He held out his hand. I fulfilled my original intention.
"I thank you," he said, and went down alone to his mother's funeral.
How do people ever live through funerals? The solemn tolling of the bell went on. The village-people came, one by one. Aaron's voice it was that was heard in the burial-service that came sounding in to me, sitting close beside the bed whereon the sick one lay. There seemed a comfort in getting near to her. At last—what a cycle of thought! time it was at last—I heard the moving sound of many feet, and then I knew that they were carrying her out, out of the house where she had lived, out of the house wherein she had died, carrying her forth for burial,—forth to the grave her only son had made for her; and I, little, shivering, cowardly soul, hid my face in my hands, and let my tears fall,—not because I knew this proud lady dead,—not because a fibre from my warm heart was being drawn out to be knitted into that fathom-deep grave, for it never would be one of my graves,—but because this death and sorrow were in the world, and I must live my life out in a world with them. The funeral-bell stirred me. I looked out from the window, and saw the long procession moving slowly on.

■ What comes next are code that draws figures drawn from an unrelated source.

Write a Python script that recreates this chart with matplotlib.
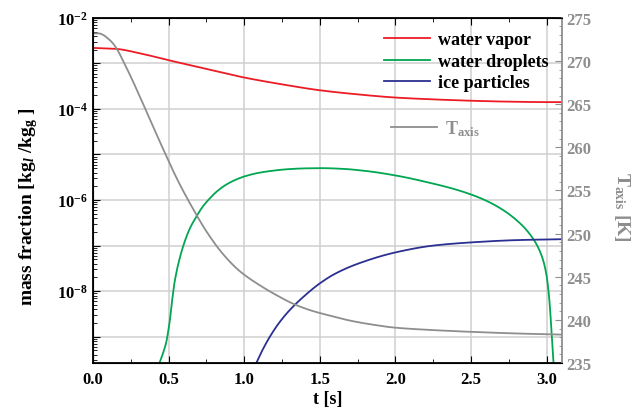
import numpy as np
import matplotlib
matplotlib.use('Agg')
import matplotlib.pyplot as plt
from matplotlib.ticker import FixedLocator, FuncFormatter, MultipleLocator, LogLocator, NullFormatter

plt.rcParams['font.family'] = 'Liberation Serif'
plt.rcParams['font.weight'] = 'bold'
plt.rcParams['mathtext.fontset'] = 'custom'
plt.rcParams['mathtext.rm'] = 'Liberation Serif:bold'
plt.rcParams['mathtext.it'] = 'Liberation Serif:italic:bold'
plt.rcParams['mathtext.bf'] = 'Liberation Serif:bold'

# water vapor, log10 mass fraction
t_vap = [0, 0.15, 0.3, 0.5, 0.75, 1.0, 1.25, 1.5, 1.75, 2.0, 2.25, 2.5, 2.75, 3.0, 3.1]
lg_vap = [-2.66, -2.68, -2.77, -2.93, -3.12, -3.31, -3.46, -3.59, -3.68, -3.75, -3.79, -3.82, -3.84, -3.85, -3.85]

# water droplets
t_drop = [0.44, 0.465, 0.485, 0.507, 0.525, 0.54, 0.573, 0.606, 0.64, 0.683, 0.725, 0.771, 0.82, 0.882,
          0.94, 1.003, 1.085, 1.168, 1.28, 1.4, 1.52, 1.65, 1.8, 2.0, 2.25, 2.4, 2.556, 2.688, 2.82, 2.908,
          2.964, 2.997, 3.018, 3.032, 3.045]
lg_drop = [-9.58, -9.35, -9.12, -8.68, -8.17, -7.80, -7.29, -6.92, -6.63, -6.37, -6.15, -5.97, -5.81, -5.66,
           -5.56, -5.48, -5.41, -5.365, -5.325, -5.305, -5.30, -5.315, -5.36, -5.46, -5.64, -5.77, -5.95,
           -6.17, -6.50, -6.84, -7.2, -7.62, -8.22, -8.9, -9.58]

# ice particles
t_ice = [1.08, 1.12, 1.17, 1.23, 1.3, 1.4, 1.5, 1.6, 1.75, 2.0, 2.25, 2.5, 2.8, 3.1]
lg_ice = [-9.58, -9.30, -9.00, -8.70, -8.42, -8.10, -7.83, -7.62, -7.40, -7.15, -7.0, -6.93, -6.88, -6.86]

# axis temperature [K]
t_T = [0, 0.04, 0.07, 0.1, 0.13, 0.165, 0.2, 0.25, 0.33, 0.463, 0.56, 0.661, 0.75, 0.85, 0.95, 1.003, 1.1,
       1.2, 1.34, 1.45, 1.566, 1.7, 1.85, 2.0, 2.25, 2.556, 2.8, 3.1]
T_axis = [273.2, 273.2, 273.0, 272.6, 272.1, 271.2, 270.0, 268.2, 265.1, 259.85, 256.2, 252.9, 250.27,
          247.84, 245.97, 245.2, 244.05, 243.0, 241.75, 241.05, 240.5, 239.92, 239.45, 239.1, 238.82,
          238.58, 238.43, 238.3]

c_red = '#ec1c24'
c_green = '#00a651'
c_blue = '#2b3090'
c_gray = '#8e8e8e'


def smooth(x, y, n=400):
    # piecewise cubic hermite through the read points
    x = np.asarray(x, float); y = np.asarray(y, float)
    xs = np.linspace(x[0], x[-1], n)
    h = np.diff(x); d = np.diff(y) / h
    m = np.zeros_like(y)
    m[0] = d[0]; m[-1] = d[-1]
    for i in range(1, len(y) - 1):
        if d[i - 1] * d[i] <= 0:
            m[i] = 0
        else:
            w1 = 2 * h[i] + h[i - 1]; w2 = h[i] + 2 * h[i - 1]
            m[i] = (w1 + w2) / (w1 / d[i - 1] + w2 / d[i])
    idx = np.clip(np.searchsorted(x, xs) - 1, 0, len(x) - 2)
    s = (xs - x[idx]) / h[idx]
    h00 = 2 * s**3 - 3 * s**2 + 1; h10 = s**3 - 2 * s**2 + s
    h01 = -2 * s**3 + 3 * s**2; h11 = s**3 - s**2
    ys = h00 * y[idx] + h10 * h[idx] * m[idx] + h01 * y[idx + 1] + h11 * h[idx] * m[idx + 1]
    return xs, ys


fig = plt.figure(figsize=(6.32, 4.10), dpi=100)
ax = fig.add_axes([0.147, 0.112, 0.742, 0.842])
ax2 = ax.twinx()

x, y = smooth(t_vap, lg_vap)
l1, = ax.plot(x, 10**y, color=c_red, lw=1.3, label='water vapor')
x, y = smooth(t_drop, lg_drop)
l2, = ax.plot(x, 10**y, color=c_green, lw=1.3, label='water droplets')
x, y = smooth(t_ice, lg_ice)
l3, = ax.plot(x, 10**y, color=c_blue, lw=1.3, label='ice particles')
x, y = smooth(t_T, T_axis)
l4, = ax2.plot(x, y, color=c_gray, lw=1.3, label='T$_{\\mathrm{axis}}$')

ax.set_yscale('log')
ax.set_xlim(0, 3.1)
ax.set_ylim(10**-9.58, 1e-2)
ax2.set_ylim(235, 275)

ax.yaxis.set_major_locator(FixedLocator([10.0**k for k in range(-9, -1)]))
ax.yaxis.set_major_formatter(FuncFormatter(
    lambda v, p: '$10^{%d}$' % round(np.log10(v)) if round(np.log10(v)) % 2 == 0 else ''))
ax.yaxis.set_minor_locator(LogLocator(base=10, subs=np.arange(2, 10), numticks=20))
ax.yaxis.set_minor_formatter(NullFormatter())
ax.xaxis.set_major_locator(MultipleLocator(0.5))
ax.xaxis.set_minor_locator(MultipleLocator(0.25))
ax.xaxis.set_major_formatter(FuncFormatter(lambda v, p: '%.1f' % v))
ax2.yaxis.set_major_locator(MultipleLocator(5))
ax2.yaxis.set_minor_locator(MultipleLocator(1))

ax.grid(True, which='major', color='#cfcfcf', lw=1.1)
ax.set_axisbelow(True)

ax.tick_params(axis='both', which='major', direction='in', length=5, labelsize=12, top=True, right=False)
ax.tick_params(axis='both', which='minor', direction='in', length=3, top=True, right=False)
ax.tick_params(axis='x', which='major', pad=6)
ax2.tick_params(axis='y', which='major', direction='in', length=5, labelsize=12, colors=c_gray)
ax2.tick_params(axis='y', which='minor', direction='in', length=2.5, colors=c_gray)
ax2.spines['right'].set_color(c_gray)
ax2.spines['right'].set_linewidth(1.3)
for s in ['left', 'bottom', 'top']:
    ax.spines[s].set_linewidth(1.3)
ax.spines['right'].set_visible(False)

ax.set_xlabel('t [s]', fontsize=13, fontweight='bold', labelpad=2)
ax.set_ylabel('mass fraction [kg$_{\\mathit{l}}$ /kg$_{\\mathrm{g}}$ ]', fontsize=14, fontweight='bold')
ax.yaxis.set_label_coords(-0.112, 0.455)
ax2.set_ylabel('T$_{\\mathrm{axis}}$ [K]', fontsize=14, fontweight='bold', color=c_gray, rotation=270)
ax2.yaxis.set_label_coords(1.15, 0.455)

leg1 = ax2.legend(handles=[l1, l2, l3], loc='upper right', bbox_to_anchor=(1.0, 1.0), frameon=False,
                  fontsize=13, handlelength=2.6, handletextpad=0.4, labelspacing=0.25, borderaxespad=0.35)
ax2.add_artist(leg1)
leg2 = ax2.legend(handles=[l4], loc='center left', bbox_to_anchor=(0.6, 0.68), frameon=False,
                  fontsize=13, handlelength=2.6, handletextpad=0.4)
for txt in leg2.get_texts():
    txt.set_color(c_gray)

fig.savefig('out.png', dpi=100)
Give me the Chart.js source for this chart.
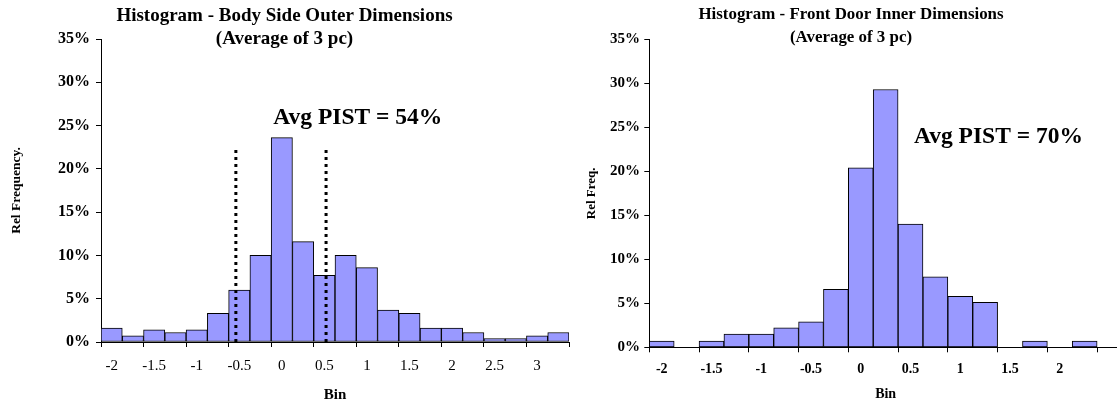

Katie startled me, coming in.
"The minister's wife is down-stairs; she wants to know if she may come up," she said.
"She is my sister, Katie; yes, I think she may come."
I was so relieved to see Sophie; it was getting back to self again, out of which I had gone in this house. I could not help expressing my relief.
"There's no one down there to close the house and put away the sad reminders," Sophie said, after asking about my patient. "Some one ought to make it more cheerful down there before Mr. Axtell comes."
"Won't you, Sophie, since there's no one else?"
I could not yet go into the one room. Death had been too recently there.